Beliau adalah seorang pendiri ilmu pengetahuan sosiologi
yang secara khas membedakan cara memperlakukan sejarah sebagai ilmu serta
memberikan alasan-alasan untuk mendukung kejadian-kejadian yang nyata.[1]
Nama lengkap Ibnu Khaldun adalah Abu Zayd ‘Abd al-Rahman ibn
Muhammad ibn Khaldun al-Hadrami. Beliau dilahirkan di Tunisia pada 1
Ramadhan 732 H. / 27 Mei 1332 M, wafat 19 Maret 1406/808H. Beliau
dikenal sebagai sejarawan dan bapak sosiologi Islam yang hafal Alqur’an sejak
usia dini, selain itu beliau juga membahas tentang pendidikan islam. Karyanya
yang terkenal adalah Muqaddimah (Pendahuluan).[2]
Beliau masih memiliki garis keturunan
dengan Wail bin Hajar, salah seorang sahabat Nabi Saw.

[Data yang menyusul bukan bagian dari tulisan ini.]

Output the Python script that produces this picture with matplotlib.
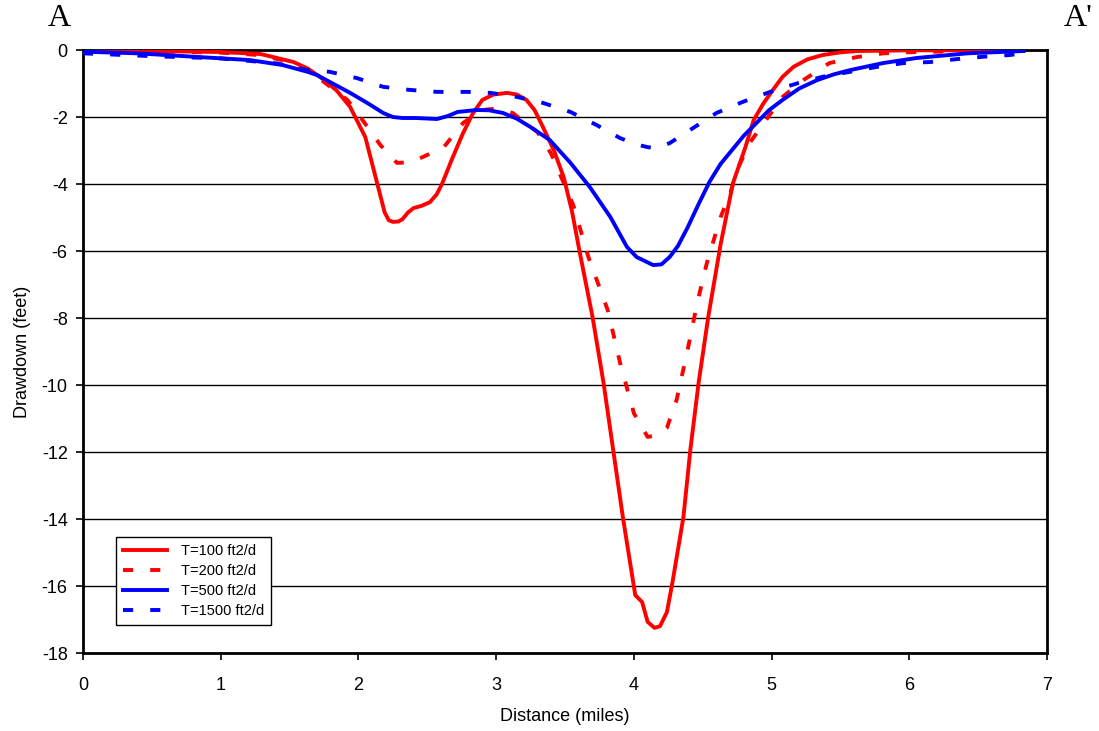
import matplotlib
matplotlib.use("Agg")
from matplotlib import pyplot as plt

plt.rcParams['font.family'] = ['Liberation Sans', 'DejaVu Sans']
plt.rcParams['axes.unicode_minus'] = False

# T=100 ft2/d
x_t100 = [0.0, 0.5, 1.0, 1.29, 1.53, 1.63, 1.72, 1.84, 1.94, 2.05, 2.13, 2.19, 2.22, 2.25, 2.29,
          2.32, 2.36, 2.40, 2.46, 2.52, 2.57, 2.61, 2.68, 2.76, 2.83, 2.90, 2.98, 3.08, 3.15,
          3.22, 3.28, 3.34, 3.42, 3.49, 3.55, 3.61, 3.70, 3.78, 3.85, 3.92, 4.01, 4.06, 4.10,
          4.15, 4.19, 4.24, 4.28, 4.36, 4.41, 4.47, 4.54, 4.63, 4.72, 4.81, 4.87, 4.94, 5.01,
          5.08, 5.16, 5.26, 5.37, 5.50, 5.62, 6.0, 6.5, 6.82]
y_t100 = [-0.02, -0.03, -0.06, -0.12, -0.36, -0.55, -0.8, -1.2, -1.7, -2.6, -3.88, -4.84, -5.08,
          -5.13, -5.12, -5.05, -4.85, -4.72, -4.65, -4.54, -4.3, -3.97, -3.25, -2.48, -1.9,
          -1.49, -1.33, -1.28, -1.33, -1.49, -1.8, -2.3, -3.0, -3.79, -4.8, -6.1, -7.97, -9.94,
          -11.94, -13.94, -16.27, -16.48, -17.07, -17.25, -17.2, -16.78, -15.9, -13.94, -11.94,
          -9.94, -7.97, -5.8, -3.97, -2.9, -2.09, -1.6, -1.19, -0.8, -0.5, -0.28, -0.15, -0.07,
          -0.03, -0.01, -0.01, -0.01]

# T=200 ft2/d
x_t200 = [0.0, 0.5, 1.0, 1.28, 1.50, 1.70, 1.92, 2.03, 2.16, 2.28, 2.38, 2.47, 2.62, 2.76, 2.90,
          3.0, 3.12, 3.30, 3.40, 3.56, 3.67, 3.81, 3.90, 4.00, 4.10, 4.17, 4.24, 4.31, 4.39,
          4.46, 4.53, 4.63, 4.70, 4.75, 4.84, 4.97, 5.08, 5.23, 5.42, 5.62, 5.81, 6.05, 6.5, 6.82]
y_t200 = [-0.02, -0.04, -0.08, -0.15, -0.35, -0.8, -1.49, -2.09, -2.84, -3.37, -3.35, -3.19, -2.9,
          -2.18, -1.79, -1.75, -1.88, -2.45, -3.1, -4.63, -6.18, -7.76, -9.34, -10.84, -11.55,
          -11.5, -11.28, -10.45, -8.96, -7.55, -6.36, -4.99, -4.27, -3.58, -2.78, -2.03, -1.40,
          -0.9, -0.39, -0.21, -0.1, -0.06, -0.03, -0.02]

# T=500 ft2/d
x_t500 = [0.0, 0.4, 0.80, 1.21, 1.45, 1.63, 1.70, 1.94, 2.08, 2.18, 2.25, 2.32, 2.42, 2.57, 2.65,
          2.72, 2.86, 2.95, 3.05, 3.15, 3.25, 3.39, 3.54, 3.68, 3.83, 3.95, 4.02, 4.08, 4.14, 4.20,
          4.26, 4.32, 4.39, 4.47, 4.55, 4.63, 4.72, 4.80, 4.89, 4.98, 5.08, 5.20, 5.33, 5.45,
          5.57, 5.81, 6.05, 6.42, 6.83]
y_t500 = [-0.05, -0.1, -0.2, -0.3, -0.45, -0.65, -0.75, -1.28, -1.62, -1.88, -2.0, -2.03, -2.03,
          -2.06, -1.97, -1.85, -1.79, -1.8, -1.88, -2.05, -2.3, -2.69, -3.37, -4.09, -4.99, -5.88,
          -6.18, -6.3, -6.42, -6.4, -6.18, -5.85, -5.3, -4.6, -3.93, -3.4, -2.95, -2.55, -2.18,
          -1.8, -1.49, -1.15, -0.9, -0.73, -0.6, -0.39, -0.24, -0.1, -0.03]

# T=1500 ft2/d
x_t1500 = [0.0, 0.3, 0.61, 1.0, 1.41, 1.63, 1.79, 1.99, 2.18, 2.37, 2.57, 2.79, 2.96, 3.15,
           3.34, 3.54, 3.73, 3.90, 4.02, 4.10, 4.16, 4.26, 4.43, 4.60, 4.79, 4.99, 5.19, 5.37, 5.57,
           5.77, 5.96, 6.15, 6.35, 6.54, 6.73, 6.82]
y_t1500 = [-0.1, -0.15, -0.2, -0.25, -0.4, -0.6, -0.65, -0.84, -1.1, -1.19, -1.25, -1.25, -1.28,
           -1.40, -1.58, -1.85, -2.24, -2.63, -2.82, -2.9, -2.93, -2.78, -2.33, -1.88, -1.55, -1.25,
           -0.99, -0.8, -0.65, -0.5, -0.39, -0.36, -0.27, -0.2, -0.15, -0.1]

labels = ["T=100 ft2/d", "T=200 ft2/d", "T=500 ft2/d", "T=1500 ft2/d"]
y_ticks = list(range(-18, 1, 2))
x_ticks = list(range(0, 8))

fig = plt.figure(figsize=(10.99, 7.31), dpi=100)
ax = fig.add_axes([0.0755, 0.1067, 0.8772, 0.8249])

for yv in y_ticks:
    ax.axhline(yv, color='black', lw=1.0, zorder=1)

dash = (2.6, 4.4)
lw = 2.8
ax.plot(x_t100, y_t100, color='#ff0000', lw=lw, label=labels[0], zorder=3)
ax.plot(x_t200, y_t200, color='#ff0000', lw=lw, ls=(0, dash), label=labels[1], zorder=3)
ax.plot(x_t500, y_t500, color='#0000ff', lw=lw, label=labels[2], zorder=3)
ax.plot(x_t1500, y_t1500, color='#0000ff', lw=lw, ls=(0, dash), label=labels[3], zorder=3)

ax.set_xlim(0, 7)
ax.set_ylim(-18, 0)
ax.set_xticks(x_ticks)
ax.set_yticks(y_ticks)
ax.tick_params(direction='out', length=5, width=1.2, labelsize=13, colors='black')
ax.tick_params(axis='x', pad=12)
ax.tick_params(axis='y', pad=6)
for s in ax.spines.values():
    s.set_linewidth(2)
    s.set_color('black')

ax.set_xlabel("Distance (miles)", fontsize=13, labelpad=10)
ax.set_ylabel("Drawdown (feet)", fontsize=13, labelpad=8)

leg = ax.legend(loc='lower left', bbox_to_anchor=(0.027, 0.035), fontsize=10.5, frameon=True,
                fancybox=False, edgecolor='black', framealpha=1, handlelength=3.0,
                borderpad=0.45, labelspacing=0.42, handletextpad=1.0)
leg.get_frame().set_linewidth(1.0)

fig.text(59 / 1099, 1 - 19 / 731, "A", family=['Liberation Serif', 'DejaVu Serif'],
         fontsize=23, ha='center', va='center')
fig.text(1078 / 1099, 1 - 19 / 731, "A'", family=['Liberation Serif', 'DejaVu Serif'],
         fontsize=23, ha='center', va='center')

fig.savefig("out.png", dpi=100)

Wail bin Hajar pernah
meriwayatkan sejumlah hadith serta pernah dikirim nabi untuk mengajarkan agama
Islam kepada para penduduk daerah itu. Pada abad ke-8 M Khalid bin Utsman
datang ke Andalusia bersama pasukan arab penakluk wilayah bagian selatan
Spanyol. Khalid kemudian lebih dikenal panggilan Khaldun sesuai dengan
kebiasaan orang Andalusia dan Afrika Barat Laut yakni dengan penambahan pada
akhir nama dengan “un” sebagai pernyataan penghargaan kepada keluarga
penyandangnya. Dengan demikian Khalid menjadi Khaldun.
Di Andalusia keluarga
Khaldun memainkan peranan yang cukup menonjol baik dari segi ilmu pengetahuan
maupun dari segi politik. Mereka awalnya menetap di kota Carmon kemudian pindah
ke kota Sevilla. Di kota ini mereka memainkan peranan penting dalam
pemerintahan. Akan tetapi melihat kakeknya yang aktif dalam pemerintahan maka
ayah ibn Khaldun memutuskan untuk menjauhkan diri sama sekali dari dunia
politik dan mengkhususkan dirinya untuk bergerak hanya di bidang ilmu
pengetahuan. Ayahnya menjadi terkenal di bidang bahasa arab dan tasawuf.
Munawir Sjadzali
mengatakan: Ibn Khaldun’s first teacher was his own father. He learned
to write and memorize al-Qur’an. He was fluent in the qira’ah sab’ah, the seven
ways of reading al-Qur’an. He showed a balanced interest in tafsir, hadith,
fiqh and Arabic grammar which his studied with a number of well-know teachers.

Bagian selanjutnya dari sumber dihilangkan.